On top of that, the suit takes issue with Grubhub’s ‘Supper for Support’ promotion that rolled out as a result of the pandemic. According to the suit, the city claims the promotion “took advantage of public goodwill toward struggling businesses and misrepresented the true cost of the program to restaurants.” It states:
“Grubhub’s ‘Supper for Support’ promotion, which offered consumers $10 off orders of $30 or more, entreated consumers to “help save the restaurants we love” by placing orders through the Grubhub Platform. Grubhub misrepresented Supper for Support as a win-win opportunity for consumers and restaurants. In reality, Grubhub required that participating restaurants cover the steep cost of the discount and charged them Grubhub’s full commission on the pre-discount order price.”
So far, Grubhub has pushed back against the allegations, and in August, a company representative said that restaurants participating in the promotion “knew about the specifics of the program and were not misled.”

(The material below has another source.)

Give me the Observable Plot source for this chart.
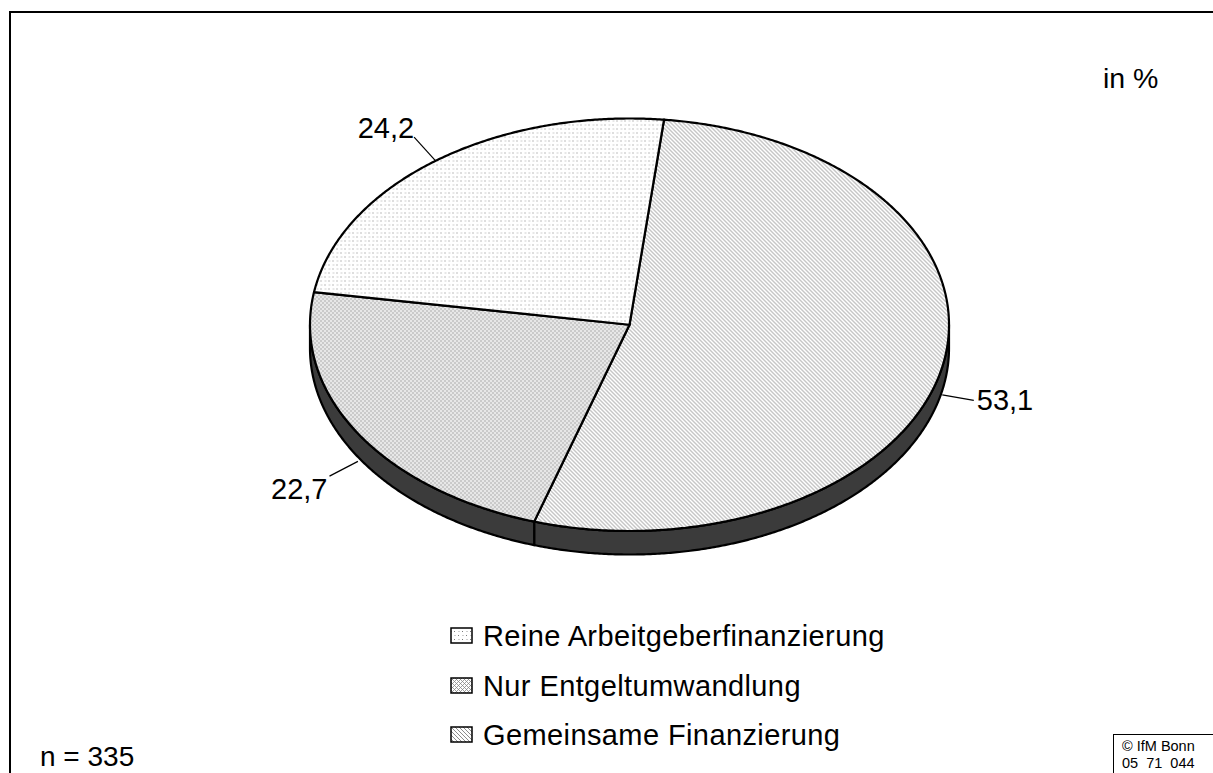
<!DOCTYPE html>
<html>
<head>
<meta charset="utf-8">
<script src="https://cdn.jsdelivr.net/npm/d3@7"></script>
<script src="https://cdn.jsdelivr.net/npm/@observablehq/plot@0.6"></script>
<style>
html,body{margin:0;padding:0;background:#fff;overflow:hidden;width:1213px;height:773px;}
#root{position:relative;width:1213px;height:773px;overflow:hidden;font-family:"Liberation Sans",Arial,sans-serif;color:#000;}
#frame{position:absolute;left:9px;top:11px;width:1400px;height:1000px;border-left:2px solid #000;border-top:2px solid #000;}
#chart{position:absolute;left:0;top:0;}
.txt{position:absolute;white-space:nowrap;line-height:1;}
#legend .row{position:absolute;left:450px;height:30px;white-space:nowrap;}
#legend svg{position:absolute;left:0;top:6px;}
#legend span{position:absolute;left:33px;top:0;font-size:29px;letter-spacing:0.4px;line-height:30px;}
#copy{position:absolute;left:1113px;top:734px;width:200px;height:100px;border:1px solid #000;font-size:14.5px;line-height:17px;padding:3px 0 0 8px;box-sizing:border-box;}
</style>
</head>
<body>
<svg width="0" height="0" style="position:absolute">
  <defs>
    <pattern id="pReine" width="8" height="8" patternUnits="userSpaceOnUse">
      <rect width="8" height="8" fill="#fff"/>
      <rect x="0" y="0" width="1" height="1" fill="#7a7a7a"/>
      <rect x="4" y="4" width="1" height="1" fill="#7a7a7a"/>
      <rect x="4" y="0" width="2" height="1" fill="#cfcfcf"/>
      <rect x="0" y="4" width="2" height="1" fill="#cfcfcf"/>
    </pattern>
    <pattern id="pNur" width="4" height="4" patternUnits="userSpaceOnUse">
      <rect width="4" height="4" fill="#fff"/>
      <rect x="0" y="0" width="1" height="1" fill="#8c8c8c"/>
      <rect x="2" y="2" width="1" height="1" fill="#8c8c8c"/>
      <rect x="1" y="1" width="1" height="1" fill="#a0a0a0"/>
      <rect x="3" y="1" width="1" height="1" fill="#a0a0a0"/>
      <rect x="1" y="3" width="1" height="1" fill="#a0a0a0"/>
      <rect x="3" y="3" width="1" height="1" fill="#a0a0a0"/>
    </pattern>
    <pattern id="pGem" width="4" height="4" patternUnits="userSpaceOnUse">
      <rect width="4" height="4" fill="#fff"/>
      <rect x="0" y="0" width="1" height="1" fill="#8c8c8c"/>
      <rect x="1" y="1" width="1" height="1" fill="#8c8c8c"/>
      <rect x="2" y="2" width="1" height="1" fill="#8c8c8c"/>
      <rect x="3" y="3" width="1" height="1" fill="#8c8c8c"/>
    </pattern>
  </defs>
</svg>
<div id="root">
  <div id="frame"></div>
  <div id="chart"></div>
  <div class="txt" id="unit" style="left:1103px;top:64px;font-size:28.5px;">in %</div>
  <div class="txt" id="n" style="left:40px;top:743px;font-size:28px;">n = 335</div>
  <div id="legend"></div>
  <div id="copy">© IfM Bonn<br>05&nbsp;&nbsp;71&nbsp;&nbsp;044</div>
</div>
<script>
// ---- data ----
const categories = ["Reine Arbeitgeberfinanzierung", "Nur Entgeltumwandlung", "Gemeinsame Finanzierung"];
const values = [24.2, 22.7, 53.1];
const valueLabels = ["24,2", "22,7", "53,1"];
const patternFills = ["url(#pReine)", "url(#pNur)", "url(#pGem)"];
const drawOrder = [2, 1, 0]; // clockwise from start angle

// ---- geometry (unit ellipse, y up) ----
const startDeg = 6.2;
const depth = 0.114;       // side thickness in y units
const total = d3.sum(values);
const rad = Math.PI / 180;
let acc = startDeg * rad;
const slices = drawOrder.map(i => {
  const a0 = acc;
  acc += values[i] / total * 2 * Math.PI;
  return {i, a0, a1: acc, mid: (a0 + acc) / 2};
});
const pt = (a, dy = 0) => [Math.sin(a), Math.cos(a) + dy];
function arcPts(a0, a1, dy = 0) {
  const n = Math.max(2, Math.ceil(Math.abs(a1 - a0) / (0.4 * rad)));
  return d3.range(n + 1).map(k => pt(a0 + (a1 - a0) * k / n, dy));
}

const tops = [], sides = [];
slices.forEach(s => {
  const key = categories[s.i];
  const poly = [[0, 0], ...arcPts(s.a0, s.a1), [0, 0]];
  poly.forEach(([x, y]) => tops.push({key, x, y}));
  const v0 = Math.max(s.a0, Math.PI / 2), v1 = Math.min(s.a1, 3 * Math.PI / 2);
  if (v1 > v0) {
    const sp = [...arcPts(v0, v1), ...arcPts(v1, v0, -depth)];
    sp.push(sp[0]);
    sp.forEach(([x, y]) => sides.push({key, x, y}));
  }
});

// leader lines and labels
const RX = 319.5, RY = 206.25;
const labels = slices.map(s => {
  const sn = Math.sin(s.mid), cs = Math.cos(s.mid);
  const front = cs < 0 ? -28 / RY : 0;
  const x1 = sn, y1 = cs + front;
  let ox = sn * RX, oy = cs * RY * 1.3;
  const len = Math.hypot(ox, oy);
  ox = ox / len * 32; oy = oy / len * 32;
  const x2 = x1 + ox / RX, y2 = y1 + oy / RY;
  const tx = x2 + (sn > 0 ? 3 : (cs > 0.4 ? 0 : -2)) / RX;
  const ty = y2 + (cs > 0.4 ? 8 : cs < -0.4 ? -14 : 0) / RY;
  return {label: valueLabels[s.i], x1, y1, x2, y2, tx, ty, right: sn > 0};
});

const marks = [];
slices.forEach(s => {
  const key = categories[s.i];
  const d = sides.filter(p => p.key === key);
  if (d.length) marks.push(Plot.line(d, {x: "x", y: "y", fill: "#3b3b3b", stroke: "#000", strokeWidth: 2.2, strokeLinejoin: "round"}));
});
slices.forEach(s => {
  const key = categories[s.i];
  marks.push(Plot.line(tops.filter(p => p.key === key), {x: "x", y: "y", fill: patternFills[s.i], stroke: "#000", strokeWidth: 2.2, strokeLinejoin: "round"}));
});
marks.push(Plot.link(labels, {x1: "x1", y1: "y1", x2: "x2", y2: "y2", stroke: "#000", strokeWidth: 1.2}));
marks.push(Plot.text(labels.filter(d => d.right), {x: "tx", y: "ty", text: "label", textAnchor: "start", fontSize: 29, fill: "#000"}));
marks.push(Plot.text(labels.filter(d => !d.right), {x: "tx", y: "ty", text: "label", textAnchor: "end", fontSize: 29, fill: "#000"}));

const chart = Plot.plot({
  width: 1213,
  height: 773,
  margin: 0,
  x: {domain: [-1, 1], range: [309.5, 948.5], axis: null},
  y: {domain: [-1, 1], range: [530.5, 118], axis: null},
  style: {background: "transparent", fontFamily: "'Liberation Sans', Arial, sans-serif", overflow: "visible"},
  marks
});
document.getElementById("chart").appendChild(chart);

// legend
const legend = document.getElementById("legend");
categories.forEach((c, k) => {
  const row = document.createElement("div");
  row.className = "row";
  row.style.top = (621 + k * 49.5) + "px";
  row.innerHTML = `<svg width="24" height="18"><rect x="1" y="1" width="21" height="15" fill="${patternFills[k]}" stroke="#000" stroke-width="1.5"/></svg><span>${c}</span>`;
  legend.appendChild(row);
});
</script>
</body>
</html>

This isn’t the first time that Grubhub has come under fire in recent years. Over the last few years, many “restaurant owners in the city have raised concerns about the company’s business practices — chief among them, frustrations over unsolicited and unwanted online restaurant listings that imply a partnership with Grubhub that doesn’t actually exist.” For example, chef Beverly Kim went to the city council in May 2020 and said “she felt so violated by Grubhub’s unauthorized listing of her Michelin-starred restaurant Parachute that she posed as a customer and placed a delivery order to see what would happen.” She added that “when a Grubhub driver arrived, the Avondale restaurant — which doesn’t offer delivery — refused to fill the order.” When Kim reached out to Grubhub, still posing as a customer, the company allegedly blamed Parachute and told her the “problem stemmed from her own restaurant’s delivery system.”